对于书中的这种情况,曹雪芹生前的知己——脂砚斋倒是洞若观火。他(她)很早就已经指出,在这些人生观、价值观的选择上,“钗、玉二人形景较诸人皆近,……二人之远,实相近之至也。至颦儿于宝玉似近之至矣,却远之至也”,“钗与玉远中近,颦与玉近中远,是要紧两大股,不可粗心看过”!所以,宝玉与黛玉看似有共同的理想与志趣,实际二人的思想立场却南辕北辙;宝玉与宝钗看似没有共同的理想与志趣,实际二人的选择却是殊途同归!——都是基于对当时那个社会的极度愤懑!

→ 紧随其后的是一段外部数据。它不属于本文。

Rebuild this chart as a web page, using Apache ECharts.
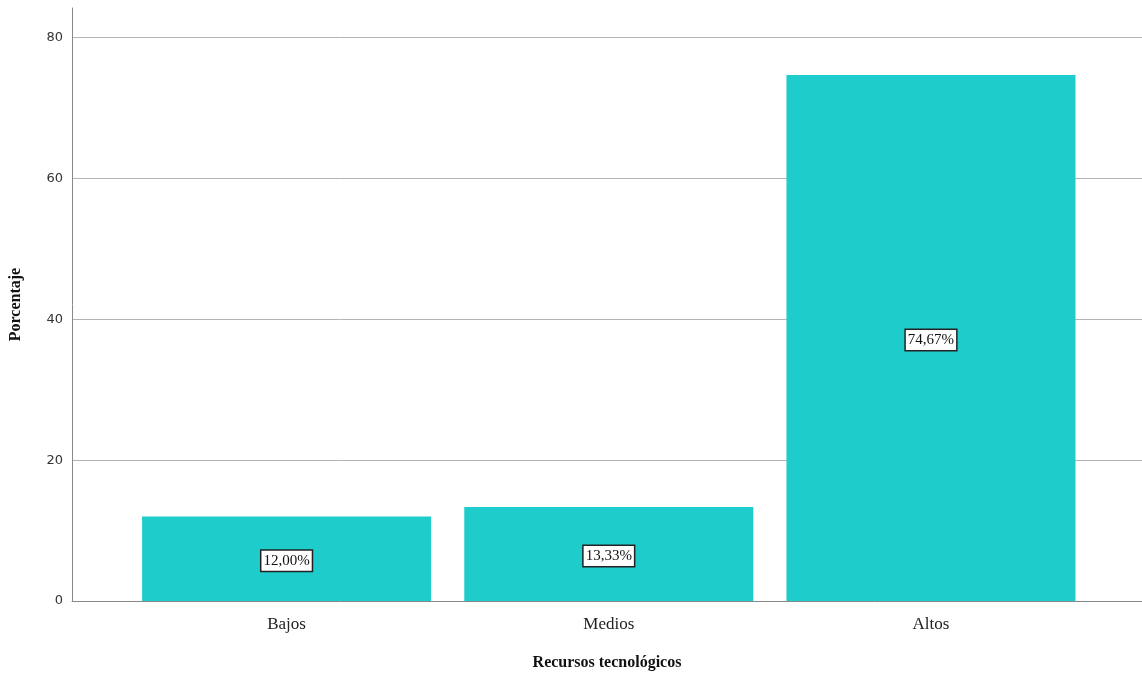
<!DOCTYPE html>
<html><head><meta charset="utf-8">
<script src="https://cdn.jsdelivr.net/npm/echarts@6/dist/echarts.min.js"></script>
<style>html,body{margin:0;padding:0;background:#fff}#c{width:1142px;height:676px}</style>
</head><body><div id="c"></div>
<script>
const categories = ['Bajos', 'Medios', 'Altos'];
const values = [12.00, 13.33, 74.67];
const labels = ['12,00%', '13,33%', '74,67%'];
const yTicks = [0, 20, 40, 60, 80];

const chart = echarts.init(document.getElementById('c'));
const serif = '"Liberation Serif", "DejaVu Serif", serif';
chart.setOption({
  animation: false,
  grid: {left: 72, right: 0, top: 8, bottom: 74, containLabel: false},
  xAxis: {
    type: 'value', min: -0.666, max: 2.655,
    name: 'Recursos tecnológicos', nameLocation: 'middle', nameGap: 54,
    nameTextStyle: {fontFamily: serif, fontSize: 16, fontWeight: 'bold', color: '#111'},
    axisLine: {show: true, onZero: false, lineStyle: {color: '#888', width: 1}},
    axisTick: {show: false},
    splitLine: {show: false},
    axisLabel: {customValues: [0, 1, 2], formatter: v => categories[Math.round(v)] || '',
      fontFamily: serif, fontSize: 17, color: '#222', margin: 15}
  },
  yAxis: {
    type: 'value', min: 0, max: 84.2, interval: 20,
    name: 'Porcentaje', nameLocation: 'middle', nameGap: 48,
    nameTextStyle: {fontFamily: serif, fontSize: 16, fontWeight: 'bold', color: '#111'},
    axisLine: {show: true, onZero: false, lineStyle: {color: '#888', width: 1}},
    axisTick: {show: false},
    axisLabel: {customValues: yTicks, fontFamily: '"DejaVu Sans", sans-serif', fontSize: 13, color: '#333', margin: 9},
    splitLine: {show: true, showMinLine: false, showMaxLine: false, lineStyle: {color: '#b4b4b4', width: 1}}
  },
  series: [{
    type: 'bar', barWidth: 289,
    data: values.map((v, i) => [i, v]),
    itemStyle: {color: '#1fcccc'},
    label: {show: true, position: 'inside', offset: [0, 2], formatter: p => labels[p.dataIndex],
      fontFamily: serif, fontSize: 15, color: '#111', backgroundColor: '#fff',
      borderColor: '#222', borderWidth: 1.5, padding: [3, 2, 2, 2]}
  }]
});
</script></body></html>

故而,作者借他的化身——癞头和尚与跛足道人之手,为宝玉、宝钗安排了一场“金玉良姻”。这场婚姻的目的,就是借助宝钗在老庄、禅宗等“出世”哲学方面的“博知”,来引导宝玉“悟道”,并最终推动他出家为僧,使沉迷于红尘中的顽石尽快返回大荒山。而事实上,在曹雪芹的原著中,宝玉的第一次“禅悟”,就是宝钗向他推荐的那首《山门•寄生草》给引出来的。这就叫做“听曲文宝玉悟禅机”。在脂评本的后三十回佚稿中,宝玉最后在宝钗的引导下出家为僧。宝钗为此牺牲了自己的尘世幸福,付出了半世孤凄的代价。但她却并无怨言,因为帮助所爱之人解脱精神上的痛苦,正是她一生的使命。这就是脂批所提示的“历着炎凉,知著甘苦,虽离别亦能自安,故名曰冷香丸。又以谓香可冷得,天下一切无不可冷者”。

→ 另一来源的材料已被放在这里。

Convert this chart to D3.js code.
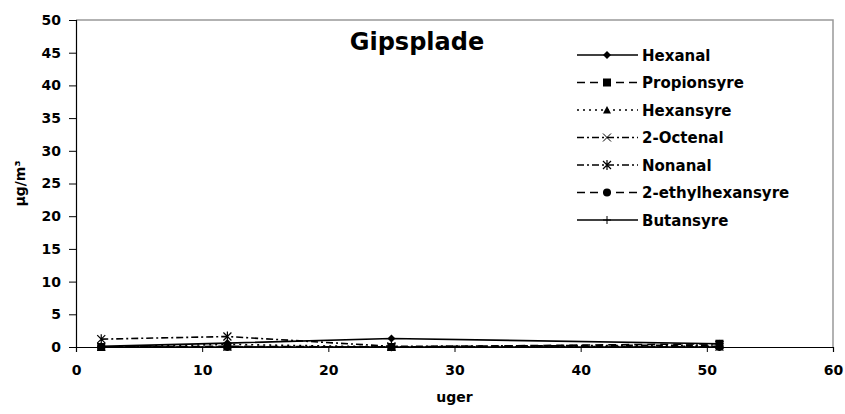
<!DOCTYPE html>
<html>
<head>
<meta charset="utf-8">
<script src="https://cdn.jsdelivr.net/npm/d3@7"></script>
<style>
  body { margin: 0; background: #fff; }
  text { font-family: "DejaVu Sans", Arial, sans-serif; font-weight: bold; }
</style>
</head>
<body>
<svg id="chart" width="845" height="414"></svg>
<script>
// weeks measured
const weeks = [2, 12, 25, 51];

// series values (µg/m³)
const hexanal = [0.1, 0.6, 1.3, 0.5];
const propionsyre = [0.0, 0.1, 0.0, 0.5];
const hexansyre = [0.0, 0.4, 0.0, 0.1];
const octenal = [0.0, 0.0, 0.0, 0.0];
const nonanal = [1.2, 1.6, 0.1, 0.3];
const ethylhexansyre = [0.0, 0.0, 0.0, 0.0];
const butansyre = [0.0, 0.0, 0.0, 0.0];

const xTicks = [0, 10, 20, 30, 40, 50, 60];
const yTicks = [0, 5, 10, 15, 20, 25, 30, 35, 40, 45, 50];

const series = [
  { name: "Hexanal", values: hexanal, dash: null, marker: "diamond" },
  { name: "Propionsyre", values: propionsyre, dash: "8,5", marker: "square" },
  { name: "Hexansyre", values: hexansyre, dash: "2,4", marker: "triangle" },
  { name: "2-Octenal", values: octenal, dash: "7,3,2,3", marker: "x" },
  { name: "Nonanal", values: nonanal, dash: "7,3,2,3", marker: "star" },
  { name: "2-ethylhexansyre", values: ethylhexansyre, dash: "8,5", marker: "circle" },
  { name: "Butansyre", values: butansyre, dash: null, marker: "plus" }
];

const svg = d3.select("#chart");
const margin = { top: 20, right: 12, bottom: 67, left: 76 };
const W = 845, H = 414;
const x = d3.scaleLinear().domain([0, 60]).range([margin.left, W - margin.right]);
const y = d3.scaleLinear().domain([0, 50]).range([H - margin.bottom, margin.top]);

// plot frame (gray top & right)
svg.append("path")
  .attr("d", `M${x(0)},${y(50)}H${x(60)}V${y(0)}`)
  .attr("fill", "none").attr("stroke", "#999").attr("stroke-width", 1.5);

// axes
const yAxis = svg.append("g")
  .attr("transform", `translate(${x(0)},0)`)
  .call(d3.axisLeft(y).tickValues(yTicks).tickSize(7).tickPadding(8));
const xAxis = svg.append("g")
  .attr("transform", `translate(0,${y(0)})`)
  .call(d3.axisBottom(x).tickValues(xTicks).tickSize(5).tickPadding(13));
[xAxis, yAxis].forEach(a => {
  a.select(".domain").attr("stroke", "#000").attr("stroke-width", 1.2);
  a.selectAll(".tick line").attr("stroke", "#000");
  a.selectAll(".tick text").attr("font-size", 14).attr("fill", "#000")
    .style("font-family", "DejaVu Sans, Arial, sans-serif").style("font-weight", "bold");
});

// axis titles
svg.append("text").attr("x", (x(0) + x(60)) / 2).attr("y", 402)
  .attr("text-anchor", "middle").attr("font-size", 14).text("uger");
svg.append("text")
  .attr("transform", `translate(25,${(y(0) + y(50)) / 2}) rotate(-90)`)
  .attr("text-anchor", "middle").attr("font-size", 14)
  .text("µg/m³");

// chart title
svg.append("text").attr("x", 417).attr("y", 50)
  .attr("text-anchor", "middle").attr("font-size", 24).text("Gipsplade");

function drawMarker(g, type, cx, cy) {
  const s = 4;
  if (type === "diamond") {
    g.append("path").attr("d", `M${cx},${cy - s}L${cx + s},${cy}L${cx},${cy + s}L${cx - s},${cy}Z`).attr("fill", "#000");
  } else if (type === "square") {
    g.append("rect").attr("x", cx - s).attr("y", cy - s).attr("width", 2 * s).attr("height", 2 * s).attr("fill", "#000");
  } else if (type === "triangle") {
    g.append("path").attr("d", `M${cx},${cy - s}L${cx + s},${cy + s - 0.5}L${cx - s},${cy + s - 0.5}Z`).attr("fill", "#000");
  } else if (type === "circle") {
    g.append("circle").attr("cx", cx).attr("cy", cy).attr("r", s).attr("fill", "#000");
  } else if (type === "x") {
    g.append("path").attr("d", `M${cx - s},${cy - s}L${cx + s},${cy + s}M${cx - s},${cy + s}L${cx + s},${cy - s}`).attr("stroke", "#000").attr("stroke-width", 1);
  } else if (type === "star") {
    g.append("path").attr("d", `M${cx - s},${cy - s}L${cx + s},${cy + s}M${cx - s},${cy + s}L${cx + s},${cy - s}M${cx},${cy - s - 1}V${cy + s + 1}`).attr("stroke", "#000").attr("stroke-width", 1.2);
  } else if (type === "plus") {
    g.append("path").attr("d", `M${cx - s},${cy}H${cx + s}M${cx},${cy - s}V${cy + s}`).attr("stroke", "#000").attr("stroke-width", 1);
  }
}

const line = d3.line().x((d, i) => x(weeks[i])).y(d => y(d));

// lines & markers
series.forEach(s => {
  const g = svg.append("g");
  g.append("path").attr("d", line(s.values))
    .attr("fill", "none").attr("stroke", "#000").attr("stroke-width", 1.6)
    .attr("stroke-dasharray", s.dash);
  s.values.forEach((v, i) => drawMarker(g, s.marker, x(weeks[i]), y(v)));
});

// legend
const legend = svg.append("g");
series.forEach((s, i) => {
  const ly = 55 + i * 27.5;
  const g = legend.append("g");
  g.append("line").attr("x1", 577).attr("x2", 638).attr("y1", ly).attr("y2", ly)
    .attr("stroke", "#000").attr("stroke-width", 1.6).attr("stroke-dasharray", s.dash);
  drawMarker(g, s.marker, 607, ly);
  g.append("text").attr("x", 642).attr("y", ly + 5.5).attr("font-size", 15).text(s.name);
});
</script>
</body>
</html>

程高本后四十回显然篡改了曹雪芹原来的构思,抹杀了原著中宝钗引导宝玉“悟道”的重大主题。致使后来的论者对宝钗结局的评说,皆发生了一系列的误判。这明显是对曹雪芹原著的极大歪曲和亵渎!

深度分析
1.在《红楼梦》中,薛宝钗与林黛玉的性格,都存在着A、B两面。从表面上看,黛玉应该是清高的、孤傲的、叛逆的;但骨子里,她却从来没有放弃过对世俗名利、地位和声望的追求。宝钗则正好相反。从表面上看,似乎有些“圆滑世故”;但骨子里,她却实在是一个耿介孤高又愤世嫉俗的女子!在小说里,每至关键时刻,真正敢于坚持个性,以至于给家长们留下诸如“忌讳”、“离格”、“不祥”之类负面印象的,几乎总是宝钗;而明确表示自己渴望“邀恩宠”、“独立名”的,几乎总是黛玉。《红楼梦》全书又恰恰以宝钗的《螃蟹咏》骂世最狠,以黛玉的《杏帘在望》“颂圣”最力。这无疑是作者对钗、黛深层次性格的一种暗示。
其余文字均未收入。